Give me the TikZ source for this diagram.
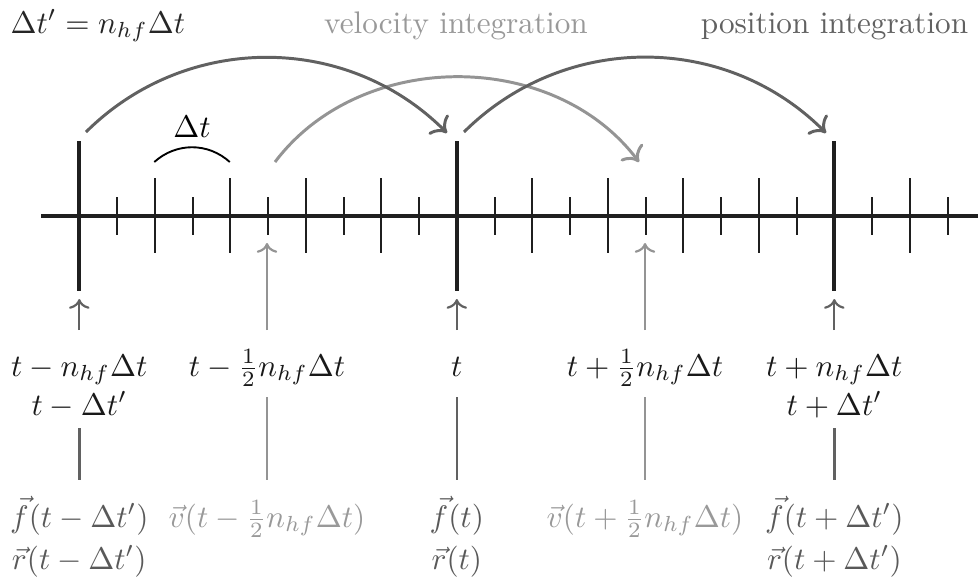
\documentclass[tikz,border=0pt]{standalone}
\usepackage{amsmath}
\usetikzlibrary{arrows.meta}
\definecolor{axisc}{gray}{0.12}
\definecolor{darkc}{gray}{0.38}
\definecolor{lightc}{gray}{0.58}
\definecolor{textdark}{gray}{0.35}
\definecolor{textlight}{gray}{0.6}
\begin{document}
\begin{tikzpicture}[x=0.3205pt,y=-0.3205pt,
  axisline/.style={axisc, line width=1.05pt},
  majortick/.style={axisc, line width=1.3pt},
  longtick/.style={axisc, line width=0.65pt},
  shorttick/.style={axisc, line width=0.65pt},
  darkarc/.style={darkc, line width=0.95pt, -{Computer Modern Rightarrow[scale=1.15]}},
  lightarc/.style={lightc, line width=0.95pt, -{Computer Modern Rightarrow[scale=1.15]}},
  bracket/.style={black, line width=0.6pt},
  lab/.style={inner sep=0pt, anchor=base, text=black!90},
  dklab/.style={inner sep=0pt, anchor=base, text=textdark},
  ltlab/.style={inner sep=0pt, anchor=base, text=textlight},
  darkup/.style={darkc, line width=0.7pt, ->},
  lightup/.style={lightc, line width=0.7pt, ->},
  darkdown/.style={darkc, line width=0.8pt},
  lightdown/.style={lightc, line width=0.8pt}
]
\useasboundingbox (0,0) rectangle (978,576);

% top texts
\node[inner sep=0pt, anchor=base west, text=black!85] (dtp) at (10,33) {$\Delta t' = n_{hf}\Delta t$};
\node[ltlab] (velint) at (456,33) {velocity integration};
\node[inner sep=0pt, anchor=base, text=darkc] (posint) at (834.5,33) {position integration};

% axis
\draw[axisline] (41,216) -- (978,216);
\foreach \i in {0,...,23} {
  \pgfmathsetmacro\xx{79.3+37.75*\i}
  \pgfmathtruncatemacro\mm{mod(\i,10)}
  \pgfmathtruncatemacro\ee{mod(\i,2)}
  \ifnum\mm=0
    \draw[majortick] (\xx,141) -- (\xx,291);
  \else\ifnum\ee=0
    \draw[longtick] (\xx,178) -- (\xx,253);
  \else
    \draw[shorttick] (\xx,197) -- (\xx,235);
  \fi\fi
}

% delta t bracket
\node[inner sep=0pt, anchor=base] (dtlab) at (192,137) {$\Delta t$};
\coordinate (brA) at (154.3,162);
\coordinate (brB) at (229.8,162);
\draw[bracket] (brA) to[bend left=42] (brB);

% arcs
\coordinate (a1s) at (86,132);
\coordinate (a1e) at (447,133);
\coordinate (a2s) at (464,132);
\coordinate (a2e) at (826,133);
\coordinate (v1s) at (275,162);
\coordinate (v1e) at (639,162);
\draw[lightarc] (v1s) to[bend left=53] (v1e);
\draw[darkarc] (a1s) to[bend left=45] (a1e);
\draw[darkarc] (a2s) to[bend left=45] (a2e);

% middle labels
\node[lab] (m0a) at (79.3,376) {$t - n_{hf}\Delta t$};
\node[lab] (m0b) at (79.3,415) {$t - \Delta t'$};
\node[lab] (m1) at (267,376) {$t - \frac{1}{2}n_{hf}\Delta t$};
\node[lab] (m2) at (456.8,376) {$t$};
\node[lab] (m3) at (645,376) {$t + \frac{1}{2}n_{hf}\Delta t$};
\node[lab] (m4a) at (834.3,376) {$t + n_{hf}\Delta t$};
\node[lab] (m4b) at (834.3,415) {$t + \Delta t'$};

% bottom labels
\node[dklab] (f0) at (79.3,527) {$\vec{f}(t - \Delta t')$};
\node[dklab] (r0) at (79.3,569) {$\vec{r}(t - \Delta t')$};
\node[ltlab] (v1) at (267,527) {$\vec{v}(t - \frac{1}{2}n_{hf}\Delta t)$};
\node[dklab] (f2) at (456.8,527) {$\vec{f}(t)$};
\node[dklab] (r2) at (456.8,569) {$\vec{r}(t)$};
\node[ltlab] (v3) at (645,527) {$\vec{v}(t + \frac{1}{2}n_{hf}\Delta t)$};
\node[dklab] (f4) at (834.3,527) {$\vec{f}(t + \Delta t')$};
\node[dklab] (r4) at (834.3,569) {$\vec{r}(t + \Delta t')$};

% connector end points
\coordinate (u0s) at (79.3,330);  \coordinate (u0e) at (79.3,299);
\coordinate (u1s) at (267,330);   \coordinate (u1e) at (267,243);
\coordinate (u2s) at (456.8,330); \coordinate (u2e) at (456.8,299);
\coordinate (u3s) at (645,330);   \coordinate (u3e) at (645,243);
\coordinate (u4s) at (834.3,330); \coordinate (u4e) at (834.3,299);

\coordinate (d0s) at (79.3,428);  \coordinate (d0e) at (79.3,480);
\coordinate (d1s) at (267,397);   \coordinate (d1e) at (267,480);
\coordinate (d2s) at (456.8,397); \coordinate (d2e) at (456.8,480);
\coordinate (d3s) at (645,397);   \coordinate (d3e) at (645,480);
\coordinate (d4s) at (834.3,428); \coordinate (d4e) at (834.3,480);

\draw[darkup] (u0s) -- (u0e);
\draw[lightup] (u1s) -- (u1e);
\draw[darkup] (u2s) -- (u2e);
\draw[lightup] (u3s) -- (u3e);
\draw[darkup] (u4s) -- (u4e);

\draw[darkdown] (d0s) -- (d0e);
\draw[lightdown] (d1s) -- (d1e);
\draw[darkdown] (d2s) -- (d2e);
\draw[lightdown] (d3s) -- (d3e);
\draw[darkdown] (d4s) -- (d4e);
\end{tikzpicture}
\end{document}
◆ ◆ ◆
• [Stated problem]: Leave out all pictures, then copy the remaining material exactly.

• [Reply to the task]:
Give me the TikZ source for this diagram.
\documentclass[tikz,border=0pt]{standalone}
\usepackage{amsmath}
\usetikzlibrary{arrows.meta}
\definecolor{axisc}{gray}{0.12}
\definecolor{darkc}{gray}{0.38}
\definecolor{lightc}{gray}{0.58}
\definecolor{textdark}{gray}{0.35}
\definecolor{textlight}{gray}{0.6}
\begin{document}
\begin{tikzpicture}[x=0.3205pt,y=-0.3205pt,
  axisline/.style={axisc, line width=1.05pt},
  majortick/.style={axisc, line width=1.3pt},
  longtick/.style={axisc, line width=0.65pt},
  shorttick/.style={axisc, line width=0.65pt},
  darkarc/.style={darkc, line width=0.95pt, -{Computer Modern Rightarrow[scale=1.15]}},
  lightarc/.style={lightc, line width=0.95pt, -{Computer Modern Rightarrow[scale=1.15]}},
  bracket/.style={black, line width=0.6pt},
  lab/.style={inner sep=0pt, anchor=base, text=black!90},
  dklab/.style={inner sep=0pt, anchor=base, text=textdark},
  ltlab/.style={inner sep=0pt, anchor=base, text=textlight},
  darkup/.style={darkc, line width=0.7pt, ->},
  lightup/.style={lightc, line width=0.7pt, ->},
  darkdown/.style={darkc, line width=0.8pt},
  lightdown/.style={lightc, line width=0.8pt}
]
\useasboundingbox (0,0) rectangle (978,576);

% top texts
\node[inner sep=0pt, anchor=base west, text=black!85] (dtp) at (10,33) {$\Delta t' = n_{hf}\Delta t$};
\node[ltlab] (velint) at (456,33) {velocity integration};
\node[inner sep=0pt, anchor=base, text=darkc] (posint) at (834.5,33) {position integration};

% axis
\draw[axisline] (41,216) -- (978,216);
\foreach \i in {0,...,23} {
  \pgfmathsetmacro\xx{79.3+37.75*\i}
  \pgfmathtruncatemacro\mm{mod(\i,10)}
  \pgfmathtruncatemacro\ee{mod(\i,2)}
  \ifnum\mm=0
    \draw[majortick] (\xx,141) -- (\xx,291);
  \else\ifnum\ee=0
    \draw[longtick] (\xx,178) -- (\xx,253);
  \else
    \draw[shorttick] (\xx,197) -- (\xx,235);
  \fi\fi
}

% delta t bracket
\node[inner sep=0pt, anchor=base] (dtlab) at (192,137) {$\Delta t$};
\coordinate (brA) at (154.3,162);
\coordinate (brB) at (229.8,162);
\draw[bracket] (brA) to[bend left=42] (brB);

% arcs
\coordinate (a1s) at (86,132);
\coordinate (a1e) at (447,133);
\coordinate (a2s) at (464,132);
\coordinate (a2e) at (826,133);
\coordinate (v1s) at (275,162);
\coordinate (v1e) at (639,162);
\draw[lightarc] (v1s) to[bend left=53] (v1e);
\draw[darkarc] (a1s) to[bend left=45] (a1e);
\draw[darkarc] (a2s) to[bend left=45] (a2e);

% middle labels
\node[lab] (m0a) at (79.3,376) {$t - n_{hf}\Delta t$};
\node[lab] (m0b) at (79.3,415) {$t - \Delta t'$};
\node[lab] (m1) at (267,376) {$t - \frac{1}{2}n_{hf}\Delta t$};
\node[lab] (m2) at (456.8,376) {$t$};
\node[lab] (m3) at (645,376) {$t + \frac{1}{2}n_{hf}\Delta t$};
\node[lab] (m4a) at (834.3,376) {$t + n_{hf}\Delta t$};
\node[lab] (m4b) at (834.3,415) {$t + \Delta t'$};

% bottom labels
\node[dklab] (f0) at (79.3,527) {$\vec{f}(t - \Delta t')$};
\node[dklab] (r0) at (79.3,569) {$\vec{r}(t - \Delta t')$};
\node[ltlab] (v1) at (267,527) {$\vec{v}(t - \frac{1}{2}n_{hf}\Delta t)$};
\node[dklab] (f2) at (456.8,527) {$\vec{f}(t)$};
\node[dklab] (r2) at (456.8,569) {$\vec{r}(t)$};
\node[ltlab] (v3) at (645,527) {$\vec{v}(t + \frac{1}{2}n_{hf}\Delta t)$};
\node[dklab] (f4) at (834.3,527) {$\vec{f}(t + \Delta t')$};
\node[dklab] (r4) at (834.3,569) {$\vec{r}(t + \Delta t')$};

% connector end points
\coordinate (u0s) at (79.3,330);  \coordinate (u0e) at (79.3,299);
\coordinate (u1s) at (267,330);   \coordinate (u1e) at (267,243);
\coordinate (u2s) at (456.8,330); \coordinate (u2e) at (456.8,299);
\coordinate (u3s) at (645,330);   \coordinate (u3e) at (645,243);
\coordinate (u4s) at (834.3,330); \coordinate (u4e) at (834.3,299);

\coordinate (d0s) at (79.3,428);  \coordinate (d0e) at (79.3,480);
\coordinate (d1s) at (267,397);   \coordinate (d1e) at (267,480);
\coordinate (d2s) at (456.8,397); \coordinate (d2e) at (456.8,480);
\coordinate (d3s) at (645,397);   \coordinate (d3e) at (645,480);
\coordinate (d4s) at (834.3,428); \coordinate (d4e) at (834.3,480);

\draw[darkup] (u0s) -- (u0e);
\draw[lightup] (u1s) -- (u1e);
\draw[darkup] (u2s) -- (u2e);
\draw[lightup] (u3s) -- (u3e);
\draw[darkup] (u4s) -- (u4e);

\draw[darkdown] (d0s) -- (d0e);
\draw[lightdown] (d1s) -- (d1e);
\draw[darkdown] (d2s) -- (d2e);
\draw[lightdown] (d3s) -- (d3e);
\draw[darkdown] (d4s) -- (d4e);
\end{tikzpicture}
\end{document}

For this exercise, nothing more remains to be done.